→ Dataset content:
********
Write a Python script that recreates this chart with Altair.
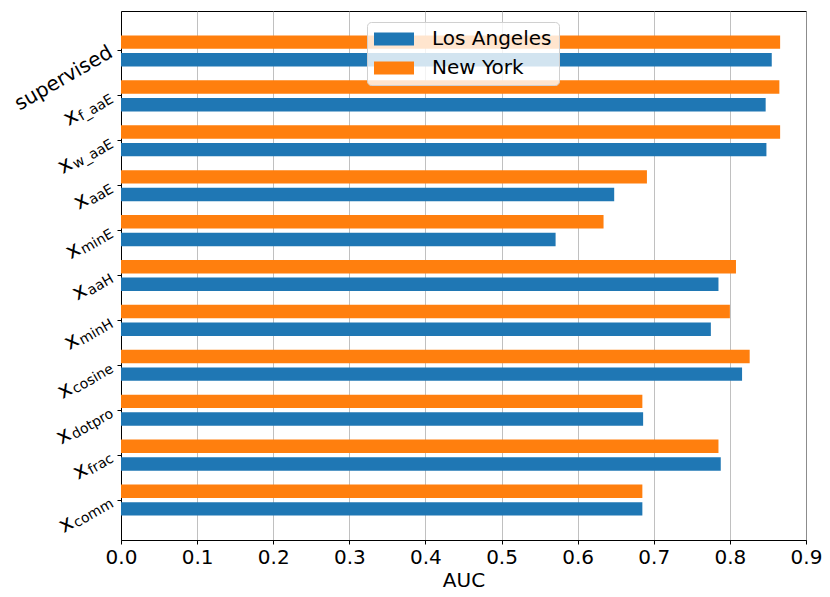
import altair as alt
import pandas as pd

# ---- data ----
methods = ["supervised", "f_aaE", "w_aaE", "aaE", "minE", "aaH", "minH",
           "cosine", "dotpro", "frac", "comm"]
los_angeles = [0.855, 0.847, 0.848, 0.648, 0.571, 0.785, 0.775, 0.816, 0.686, 0.788, 0.685]
new_york = [0.866, 0.865, 0.866, 0.691, 0.634, 0.808, 0.800, 0.826, 0.685, 0.785, 0.685]
cities = ["Los Angeles", "New York"]
city_colors = ["#1f77b4", "#ff7f0e"]
x_ticks = [0.0, 0.1, 0.2, 0.3, 0.4, 0.5, 0.6, 0.7, 0.8, 0.9]

rows = []
for m, a, b in zip(methods, los_angeles, new_york):
    rows.append({"method": m, "city": "Los Angeles", "auc": a})
    rows.append({"method": m, "city": "New York", "auc": b})
df = pd.DataFrame(rows)
lab = pd.DataFrame({"method": methods})

FONT = "DejaVu Sans"
MAIN_FS = 20
X_FS = 22
SUB_FS = 14
ANGLE = 330
LABEL_X = -10

# approximate DejaVu Sans advance widths (em) for measuring subscripts
W = {'a': 0.613, 'E': 0.632, 'f': 0.352, '_': 0.5, 'w': 0.818, 'm': 0.974,
     'i': 0.278, 'n': 0.634, 'H': 0.752, 'c': 0.55, 'o': 0.612, 's': 0.521,
     'e': 0.615, 'd': 0.635, 't': 0.392, 'p': 0.635, 'r': 0.411}


def sub_width(s):
    return sum(W.get(ch, 0.6) for ch in s) * SUB_FS


y_scale = alt.Scale(domain=methods, paddingInner=0, paddingOuter=0.39)
y_axis = alt.Axis(labels=False, title=None, ticks=True, tickSize=4, grid=False,
                  domainColor="black", tickColor="black")

bars = alt.Chart(df).mark_bar().encode(
    x=alt.X("auc:Q",
            scale=alt.Scale(domain=[0, 0.9], nice=False, zero=True),
            axis=alt.Axis(values=x_ticks, format=".1f", title="AUC",
                          grid=True, gridColor="#b0b0b0", gridWidth=0.8,
                          tickSize=4, labelPadding=3, titlePadding=3,
                          labelFontSize=20, titleFontSize=20,
                          labelFlush=False)),
    y=alt.Y("method:N", scale=y_scale, sort=methods, axis=y_axis),
    yOffset=alt.YOffset("city:N", sort=["New York", "Los Angeles"],
                        scale=alt.Scale(paddingInner=0.24, paddingOuter=0.39)),
    color=alt.Color("city:N",
                    scale=alt.Scale(domain=cities, range=city_colors),
                    legend=alt.Legend(title=None, orient="none",
                                      legendX=246, legendY=11,
                                      symbolType="M-1,-0.66H3V0.66H-1Z",
                                      symbolSize=400, symbolStrokeWidth=0,
                                      symbolOpacity=1,
                                      labelFont=FONT, labelFontSize=20,
                                      labelColor="black", labelOffset=38,
                                      rowPadding=9, padding=7,
                                      fillColor="rgba(255,255,255,0.8)",
                                      strokeColor="#d0d0d0", cornerRadius=4)),
)

layers = [bars]

# "supervised" label
layers.append(
    alt.Chart(lab).transform_filter(alt.datum.method == "supervised")
    .mark_text(align="right", baseline="middle", angle=ANGLE, font=FONT,
               fontSize=MAIN_FS, color="black")
    .encode(x=alt.value(LABEL_X),
            y=alt.Y("method:N", scale=y_scale, sort=methods, axis=y_axis),
            text="method:N")
)

# subscripts
layers.append(
    alt.Chart(lab).transform_filter(alt.datum.method != "supervised")
    .mark_text(align="right", baseline="middle", angle=ANGLE, font=FONT,
               fontSize=SUB_FS, color="black", dy=3)
    .encode(x=alt.value(LABEL_X),
            y=alt.Y("method:N", scale=y_scale, sort=methods, axis=y_axis),
            text="method:N")
)

# the big "x" in front of each subscript
for m in methods[1:]:
    layers.append(
        alt.Chart(lab).transform_filter(alt.datum.method == m)
        .transform_calculate(base="'x'")
        .mark_text(align="right", baseline="middle", angle=ANGLE, font=FONT,
                   fontSize=X_FS, color="black",
                   dx=-(sub_width(m) + 1), dy=-2)
        .encode(x=alt.value(LABEL_X),
                y=alt.Y("method:N", scale=y_scale, sort=methods, axis=y_axis),
                text="base:N")
    )

chart = alt.layer(*layers).properties(
    width=685, height=529,
    autosize=alt.AutoSizeParams(type="none"),
    padding={"left": 113, "top": 3, "right": 16, "bottom": 54},
).configure_view(
    stroke="black", strokeWidth=1
).configure_axis(
    labelFont=FONT, titleFont=FONT, labelColor="black", titleColor="black",
    titleFontWeight="normal", domainColor="black", tickColor="black",
)

chart.save("out.html", embed_options={"renderer": "svg", "actions": False})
********
→ Given problem: Emit the lines of the material exactly, from its first line to the line containing "import pandas as pd", inclusive; leave every picture out.

→ Answer:
Write a Python script that recreates this chart with Altair.
import altair as alt
import pandas as pd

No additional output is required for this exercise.